## Source records
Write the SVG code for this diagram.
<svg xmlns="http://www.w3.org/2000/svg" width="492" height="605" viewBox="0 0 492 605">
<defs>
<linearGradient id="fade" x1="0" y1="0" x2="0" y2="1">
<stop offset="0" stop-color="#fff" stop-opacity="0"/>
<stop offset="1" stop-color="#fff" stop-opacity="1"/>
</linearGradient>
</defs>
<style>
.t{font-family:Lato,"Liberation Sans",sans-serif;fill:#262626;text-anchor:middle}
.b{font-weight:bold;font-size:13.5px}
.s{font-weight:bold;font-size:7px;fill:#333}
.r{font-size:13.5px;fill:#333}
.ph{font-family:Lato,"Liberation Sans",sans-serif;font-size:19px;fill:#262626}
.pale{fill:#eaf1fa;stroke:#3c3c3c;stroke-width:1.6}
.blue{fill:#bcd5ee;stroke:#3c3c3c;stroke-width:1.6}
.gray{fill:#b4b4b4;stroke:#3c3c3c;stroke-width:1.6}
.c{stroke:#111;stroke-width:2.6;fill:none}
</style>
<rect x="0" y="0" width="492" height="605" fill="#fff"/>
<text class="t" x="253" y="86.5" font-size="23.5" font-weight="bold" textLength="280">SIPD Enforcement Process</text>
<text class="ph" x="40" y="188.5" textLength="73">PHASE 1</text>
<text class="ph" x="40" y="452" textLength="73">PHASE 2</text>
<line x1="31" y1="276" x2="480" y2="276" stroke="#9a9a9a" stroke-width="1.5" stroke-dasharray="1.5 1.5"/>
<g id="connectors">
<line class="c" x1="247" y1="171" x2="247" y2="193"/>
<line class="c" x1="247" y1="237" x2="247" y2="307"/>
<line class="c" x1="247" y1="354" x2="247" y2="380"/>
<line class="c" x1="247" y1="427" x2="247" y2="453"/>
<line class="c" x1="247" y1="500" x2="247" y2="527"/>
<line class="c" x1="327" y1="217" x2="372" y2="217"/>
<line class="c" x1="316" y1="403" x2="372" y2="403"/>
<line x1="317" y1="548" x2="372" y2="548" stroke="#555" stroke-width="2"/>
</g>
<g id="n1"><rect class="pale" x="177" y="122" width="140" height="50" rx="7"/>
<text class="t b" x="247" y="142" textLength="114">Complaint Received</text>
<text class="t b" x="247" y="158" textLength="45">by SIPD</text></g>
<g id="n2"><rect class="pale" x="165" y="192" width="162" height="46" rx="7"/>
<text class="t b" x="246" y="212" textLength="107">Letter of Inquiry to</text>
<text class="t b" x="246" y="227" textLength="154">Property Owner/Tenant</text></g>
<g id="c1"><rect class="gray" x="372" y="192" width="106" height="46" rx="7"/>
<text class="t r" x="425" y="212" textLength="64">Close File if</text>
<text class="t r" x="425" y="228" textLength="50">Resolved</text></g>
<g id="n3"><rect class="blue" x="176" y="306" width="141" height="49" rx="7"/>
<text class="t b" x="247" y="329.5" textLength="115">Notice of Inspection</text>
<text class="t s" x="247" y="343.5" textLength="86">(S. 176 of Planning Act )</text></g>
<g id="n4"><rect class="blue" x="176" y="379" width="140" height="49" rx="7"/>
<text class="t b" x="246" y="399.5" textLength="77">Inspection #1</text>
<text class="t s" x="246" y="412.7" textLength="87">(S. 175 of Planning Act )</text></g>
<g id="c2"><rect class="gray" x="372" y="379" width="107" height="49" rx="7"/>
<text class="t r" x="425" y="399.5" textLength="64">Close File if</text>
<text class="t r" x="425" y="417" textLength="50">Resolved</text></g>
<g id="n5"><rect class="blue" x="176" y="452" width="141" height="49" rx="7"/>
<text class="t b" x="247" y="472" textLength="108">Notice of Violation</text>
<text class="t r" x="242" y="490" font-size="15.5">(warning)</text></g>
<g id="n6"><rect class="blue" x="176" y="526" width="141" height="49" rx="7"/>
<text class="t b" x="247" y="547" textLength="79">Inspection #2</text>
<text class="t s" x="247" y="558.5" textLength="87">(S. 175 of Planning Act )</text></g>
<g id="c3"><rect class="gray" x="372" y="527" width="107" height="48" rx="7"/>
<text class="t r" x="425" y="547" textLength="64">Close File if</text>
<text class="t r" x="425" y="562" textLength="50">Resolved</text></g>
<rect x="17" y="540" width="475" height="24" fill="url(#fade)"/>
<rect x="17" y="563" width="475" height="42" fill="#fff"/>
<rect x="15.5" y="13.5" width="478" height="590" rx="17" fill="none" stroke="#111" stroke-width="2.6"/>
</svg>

...

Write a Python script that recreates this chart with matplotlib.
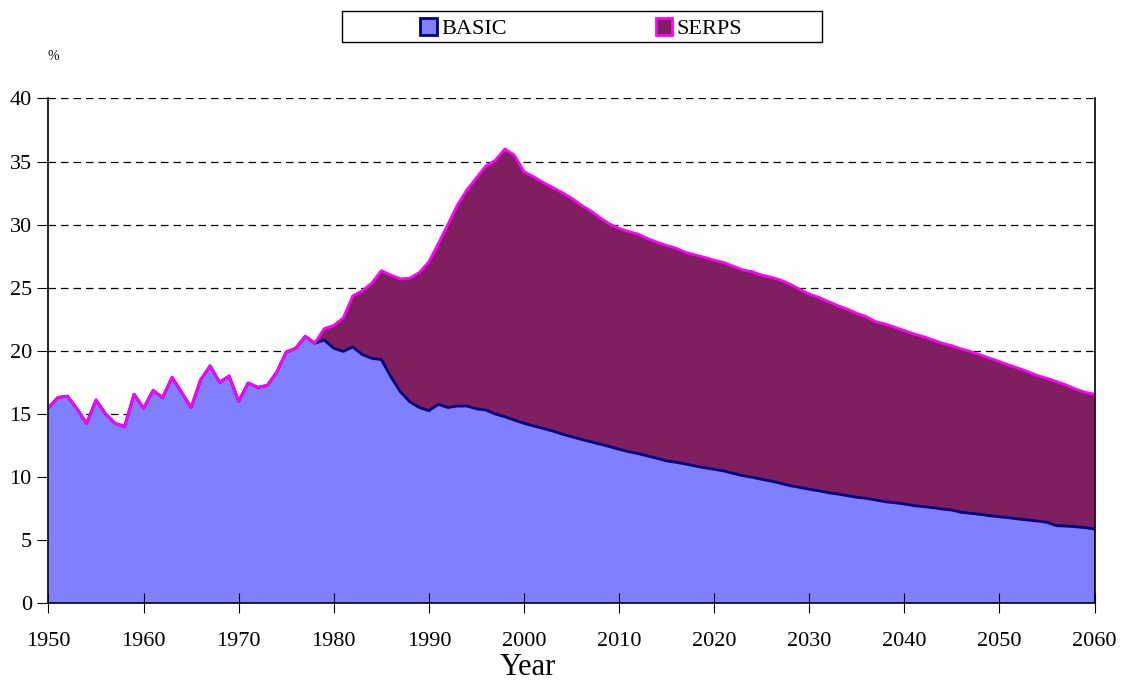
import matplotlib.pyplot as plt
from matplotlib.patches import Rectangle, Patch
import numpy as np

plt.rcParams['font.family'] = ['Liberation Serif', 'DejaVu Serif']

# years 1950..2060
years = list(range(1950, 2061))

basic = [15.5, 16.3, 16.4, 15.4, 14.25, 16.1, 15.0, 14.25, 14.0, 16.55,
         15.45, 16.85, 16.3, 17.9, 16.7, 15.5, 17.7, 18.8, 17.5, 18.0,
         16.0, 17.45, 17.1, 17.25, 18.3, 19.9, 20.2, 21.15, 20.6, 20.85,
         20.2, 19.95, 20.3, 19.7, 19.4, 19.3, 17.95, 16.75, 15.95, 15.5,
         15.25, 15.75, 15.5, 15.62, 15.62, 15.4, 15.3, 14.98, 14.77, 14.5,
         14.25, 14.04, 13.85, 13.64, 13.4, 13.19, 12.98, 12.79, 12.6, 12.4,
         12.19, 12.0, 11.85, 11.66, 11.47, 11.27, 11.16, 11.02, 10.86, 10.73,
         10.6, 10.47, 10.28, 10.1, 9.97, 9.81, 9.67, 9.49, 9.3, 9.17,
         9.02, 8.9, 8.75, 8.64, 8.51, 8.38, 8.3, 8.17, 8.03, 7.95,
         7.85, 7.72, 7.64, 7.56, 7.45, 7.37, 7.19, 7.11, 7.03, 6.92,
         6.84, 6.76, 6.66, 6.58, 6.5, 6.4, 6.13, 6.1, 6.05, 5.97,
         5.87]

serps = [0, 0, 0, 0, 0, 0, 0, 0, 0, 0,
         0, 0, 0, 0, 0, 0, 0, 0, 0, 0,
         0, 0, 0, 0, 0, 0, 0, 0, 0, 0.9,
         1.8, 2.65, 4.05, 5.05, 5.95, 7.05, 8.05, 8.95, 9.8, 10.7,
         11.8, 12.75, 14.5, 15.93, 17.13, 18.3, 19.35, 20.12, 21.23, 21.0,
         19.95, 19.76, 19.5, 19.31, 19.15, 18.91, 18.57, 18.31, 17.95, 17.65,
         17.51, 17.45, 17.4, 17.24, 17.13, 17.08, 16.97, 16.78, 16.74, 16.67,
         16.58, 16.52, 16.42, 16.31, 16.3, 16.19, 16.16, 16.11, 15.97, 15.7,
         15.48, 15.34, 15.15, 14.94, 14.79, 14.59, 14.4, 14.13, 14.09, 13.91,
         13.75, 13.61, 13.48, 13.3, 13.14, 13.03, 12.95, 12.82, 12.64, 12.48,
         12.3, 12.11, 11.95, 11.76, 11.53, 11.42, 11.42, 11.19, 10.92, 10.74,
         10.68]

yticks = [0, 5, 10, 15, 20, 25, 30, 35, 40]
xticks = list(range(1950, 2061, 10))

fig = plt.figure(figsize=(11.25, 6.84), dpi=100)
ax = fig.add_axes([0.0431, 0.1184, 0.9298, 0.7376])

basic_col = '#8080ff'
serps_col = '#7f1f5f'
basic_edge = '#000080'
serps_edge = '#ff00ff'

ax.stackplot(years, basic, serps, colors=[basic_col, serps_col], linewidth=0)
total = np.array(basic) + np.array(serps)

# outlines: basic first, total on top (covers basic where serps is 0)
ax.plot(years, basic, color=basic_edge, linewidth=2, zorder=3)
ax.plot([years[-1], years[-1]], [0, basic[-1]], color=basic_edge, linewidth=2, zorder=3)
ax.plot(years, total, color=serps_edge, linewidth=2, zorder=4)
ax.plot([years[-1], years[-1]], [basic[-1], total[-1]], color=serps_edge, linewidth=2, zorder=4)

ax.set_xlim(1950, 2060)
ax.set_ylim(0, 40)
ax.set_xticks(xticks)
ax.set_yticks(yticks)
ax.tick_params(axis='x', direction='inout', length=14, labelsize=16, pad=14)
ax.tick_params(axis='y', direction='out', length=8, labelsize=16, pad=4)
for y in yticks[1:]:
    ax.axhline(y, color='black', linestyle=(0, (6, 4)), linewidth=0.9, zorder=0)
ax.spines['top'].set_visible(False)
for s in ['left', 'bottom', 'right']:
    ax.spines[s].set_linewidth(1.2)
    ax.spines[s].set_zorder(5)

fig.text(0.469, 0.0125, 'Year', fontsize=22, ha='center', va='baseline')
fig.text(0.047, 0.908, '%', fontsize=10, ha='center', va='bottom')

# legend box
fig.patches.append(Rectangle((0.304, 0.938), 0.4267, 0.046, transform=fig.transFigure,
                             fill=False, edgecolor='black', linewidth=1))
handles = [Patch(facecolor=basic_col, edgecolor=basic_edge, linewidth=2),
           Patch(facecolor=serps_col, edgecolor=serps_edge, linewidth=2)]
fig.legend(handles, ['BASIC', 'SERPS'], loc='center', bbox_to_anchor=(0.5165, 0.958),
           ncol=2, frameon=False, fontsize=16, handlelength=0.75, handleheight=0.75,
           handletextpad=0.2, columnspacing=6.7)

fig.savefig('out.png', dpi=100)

## What you should do
Above are some records. Output exactly the lines from the one that contains "Write a Python" to the one that contains "years = list(range(1950, 2061))", keeping both, and omit the pictures.

## Output
Write a Python script that recreates this chart with matplotlib.
import matplotlib.pyplot as plt
from matplotlib.patches import Rectangle, Patch
import numpy as np

plt.rcParams['font.family'] = ['Liberation Serif', 'DejaVu Serif']

# years 1950..2060
years = list(range(1950, 2061))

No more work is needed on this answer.